» **Records for processing**:
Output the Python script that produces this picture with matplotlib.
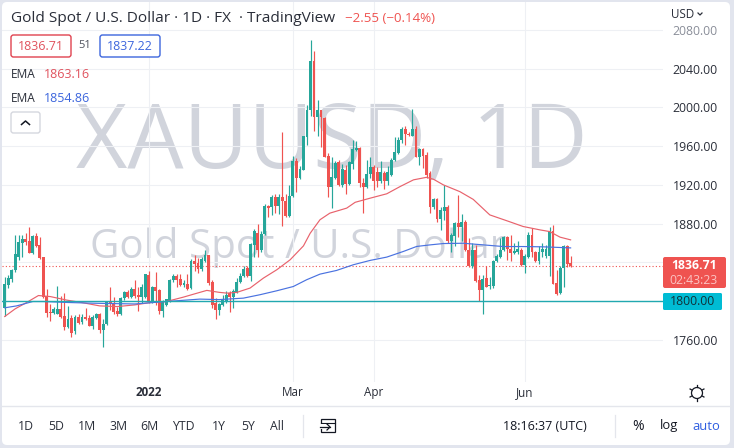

--

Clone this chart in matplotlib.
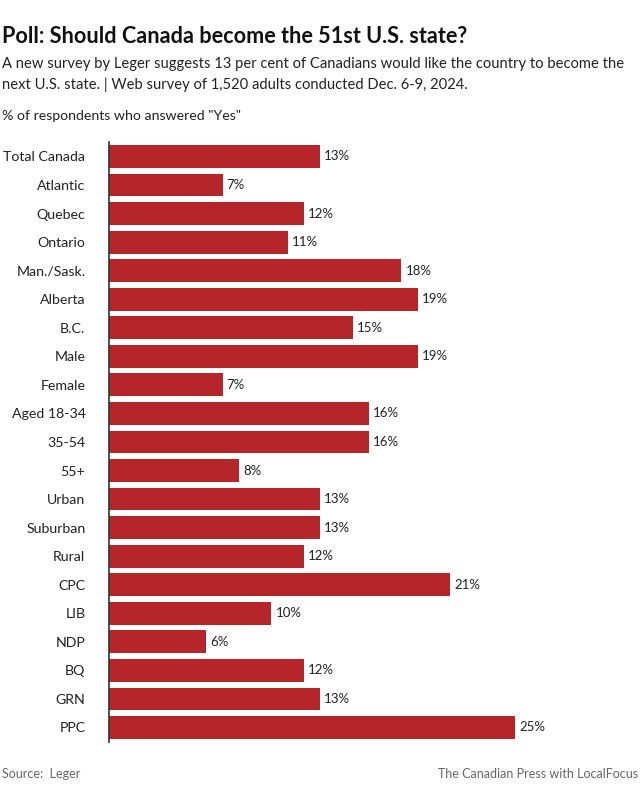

--

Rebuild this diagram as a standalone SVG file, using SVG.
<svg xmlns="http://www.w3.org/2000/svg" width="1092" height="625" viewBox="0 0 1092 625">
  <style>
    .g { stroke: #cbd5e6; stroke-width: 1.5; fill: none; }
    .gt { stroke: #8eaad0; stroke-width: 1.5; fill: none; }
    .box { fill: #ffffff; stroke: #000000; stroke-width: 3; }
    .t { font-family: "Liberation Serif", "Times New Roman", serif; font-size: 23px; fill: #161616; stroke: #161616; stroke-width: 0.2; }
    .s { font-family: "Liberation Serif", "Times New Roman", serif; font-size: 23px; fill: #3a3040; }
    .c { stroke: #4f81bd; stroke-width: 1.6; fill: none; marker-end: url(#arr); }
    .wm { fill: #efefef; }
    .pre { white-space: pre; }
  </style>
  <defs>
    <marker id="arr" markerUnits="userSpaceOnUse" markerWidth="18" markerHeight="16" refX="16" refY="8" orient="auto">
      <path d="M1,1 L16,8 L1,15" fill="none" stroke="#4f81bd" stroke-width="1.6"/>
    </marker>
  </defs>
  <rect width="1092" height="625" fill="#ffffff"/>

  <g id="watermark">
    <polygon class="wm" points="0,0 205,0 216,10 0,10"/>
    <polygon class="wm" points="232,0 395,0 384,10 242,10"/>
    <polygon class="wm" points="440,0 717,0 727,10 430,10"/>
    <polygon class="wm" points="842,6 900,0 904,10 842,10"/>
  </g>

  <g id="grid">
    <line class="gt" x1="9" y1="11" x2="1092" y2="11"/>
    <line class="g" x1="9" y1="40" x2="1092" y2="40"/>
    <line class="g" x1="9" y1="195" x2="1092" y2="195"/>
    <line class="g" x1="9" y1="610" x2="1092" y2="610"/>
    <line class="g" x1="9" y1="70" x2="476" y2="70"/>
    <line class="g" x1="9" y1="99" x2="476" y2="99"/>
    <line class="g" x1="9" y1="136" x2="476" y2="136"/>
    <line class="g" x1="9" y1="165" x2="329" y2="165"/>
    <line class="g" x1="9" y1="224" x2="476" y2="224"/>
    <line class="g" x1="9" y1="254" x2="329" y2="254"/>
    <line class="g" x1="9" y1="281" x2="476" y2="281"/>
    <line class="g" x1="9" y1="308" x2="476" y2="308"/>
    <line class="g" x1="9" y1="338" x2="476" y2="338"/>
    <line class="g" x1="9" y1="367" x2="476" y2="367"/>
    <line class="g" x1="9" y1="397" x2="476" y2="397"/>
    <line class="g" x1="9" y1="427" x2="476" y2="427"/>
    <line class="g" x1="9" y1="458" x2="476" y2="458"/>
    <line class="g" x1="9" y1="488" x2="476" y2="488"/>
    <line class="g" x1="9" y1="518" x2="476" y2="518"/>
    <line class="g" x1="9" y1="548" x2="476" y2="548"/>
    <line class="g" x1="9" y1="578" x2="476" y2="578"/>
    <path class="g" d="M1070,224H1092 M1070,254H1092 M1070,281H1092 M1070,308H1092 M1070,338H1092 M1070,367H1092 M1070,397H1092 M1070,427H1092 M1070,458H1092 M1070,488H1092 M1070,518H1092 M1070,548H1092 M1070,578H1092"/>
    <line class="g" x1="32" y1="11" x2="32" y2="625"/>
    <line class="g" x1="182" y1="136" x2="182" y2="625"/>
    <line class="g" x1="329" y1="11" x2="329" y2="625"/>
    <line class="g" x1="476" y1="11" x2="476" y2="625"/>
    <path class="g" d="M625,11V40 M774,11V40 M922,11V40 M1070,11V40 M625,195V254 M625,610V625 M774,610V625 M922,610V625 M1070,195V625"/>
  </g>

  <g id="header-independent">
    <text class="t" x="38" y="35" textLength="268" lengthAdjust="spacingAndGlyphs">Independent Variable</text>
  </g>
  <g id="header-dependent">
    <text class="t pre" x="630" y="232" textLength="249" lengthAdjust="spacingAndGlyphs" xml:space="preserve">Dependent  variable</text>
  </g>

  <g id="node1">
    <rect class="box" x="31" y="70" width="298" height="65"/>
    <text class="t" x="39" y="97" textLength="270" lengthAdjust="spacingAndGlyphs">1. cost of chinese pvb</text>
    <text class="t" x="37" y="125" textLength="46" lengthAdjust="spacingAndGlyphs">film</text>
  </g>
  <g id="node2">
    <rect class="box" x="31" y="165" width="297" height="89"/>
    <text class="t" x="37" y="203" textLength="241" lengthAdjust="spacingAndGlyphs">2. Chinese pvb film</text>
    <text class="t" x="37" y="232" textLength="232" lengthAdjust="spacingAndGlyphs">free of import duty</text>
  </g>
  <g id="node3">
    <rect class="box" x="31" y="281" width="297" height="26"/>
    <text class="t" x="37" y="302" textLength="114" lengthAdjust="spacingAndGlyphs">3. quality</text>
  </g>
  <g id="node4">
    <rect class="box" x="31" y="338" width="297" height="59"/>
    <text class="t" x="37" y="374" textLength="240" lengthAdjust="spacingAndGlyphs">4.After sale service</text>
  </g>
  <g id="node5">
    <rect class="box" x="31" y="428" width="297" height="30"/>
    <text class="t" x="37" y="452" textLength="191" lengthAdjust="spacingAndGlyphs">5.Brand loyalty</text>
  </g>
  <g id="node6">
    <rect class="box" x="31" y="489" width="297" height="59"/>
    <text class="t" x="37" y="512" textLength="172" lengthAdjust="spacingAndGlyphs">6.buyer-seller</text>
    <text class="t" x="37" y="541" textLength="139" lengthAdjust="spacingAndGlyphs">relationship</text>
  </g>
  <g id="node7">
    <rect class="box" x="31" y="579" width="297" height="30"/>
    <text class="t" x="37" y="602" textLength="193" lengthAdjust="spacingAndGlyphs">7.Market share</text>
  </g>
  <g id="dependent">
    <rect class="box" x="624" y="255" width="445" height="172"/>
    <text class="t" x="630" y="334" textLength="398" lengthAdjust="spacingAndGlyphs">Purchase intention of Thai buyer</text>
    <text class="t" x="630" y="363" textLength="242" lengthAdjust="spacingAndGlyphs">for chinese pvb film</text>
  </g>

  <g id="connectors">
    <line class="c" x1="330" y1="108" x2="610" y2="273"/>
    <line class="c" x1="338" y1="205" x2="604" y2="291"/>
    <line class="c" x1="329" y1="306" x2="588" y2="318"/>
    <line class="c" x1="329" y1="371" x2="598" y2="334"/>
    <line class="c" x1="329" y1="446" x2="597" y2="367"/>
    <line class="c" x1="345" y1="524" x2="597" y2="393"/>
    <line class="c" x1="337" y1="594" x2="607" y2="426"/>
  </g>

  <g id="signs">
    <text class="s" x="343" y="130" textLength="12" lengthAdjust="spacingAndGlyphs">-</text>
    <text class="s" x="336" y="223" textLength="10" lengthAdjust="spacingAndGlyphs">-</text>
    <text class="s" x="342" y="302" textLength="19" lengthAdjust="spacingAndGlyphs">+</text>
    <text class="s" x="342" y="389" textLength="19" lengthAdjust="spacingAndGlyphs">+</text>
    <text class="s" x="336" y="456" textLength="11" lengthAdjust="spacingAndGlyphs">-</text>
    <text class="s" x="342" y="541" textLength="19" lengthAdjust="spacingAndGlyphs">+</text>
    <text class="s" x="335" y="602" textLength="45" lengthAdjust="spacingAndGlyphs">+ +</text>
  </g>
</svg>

» **What needs to be done**:
Gather each line in the data that holds the string "this".

» **Finished task**:
Output the Python script that produces this picture with matplotlib.
Clone this chart in matplotlib.
Rebuild this diagram as a standalone SVG file, using SVG.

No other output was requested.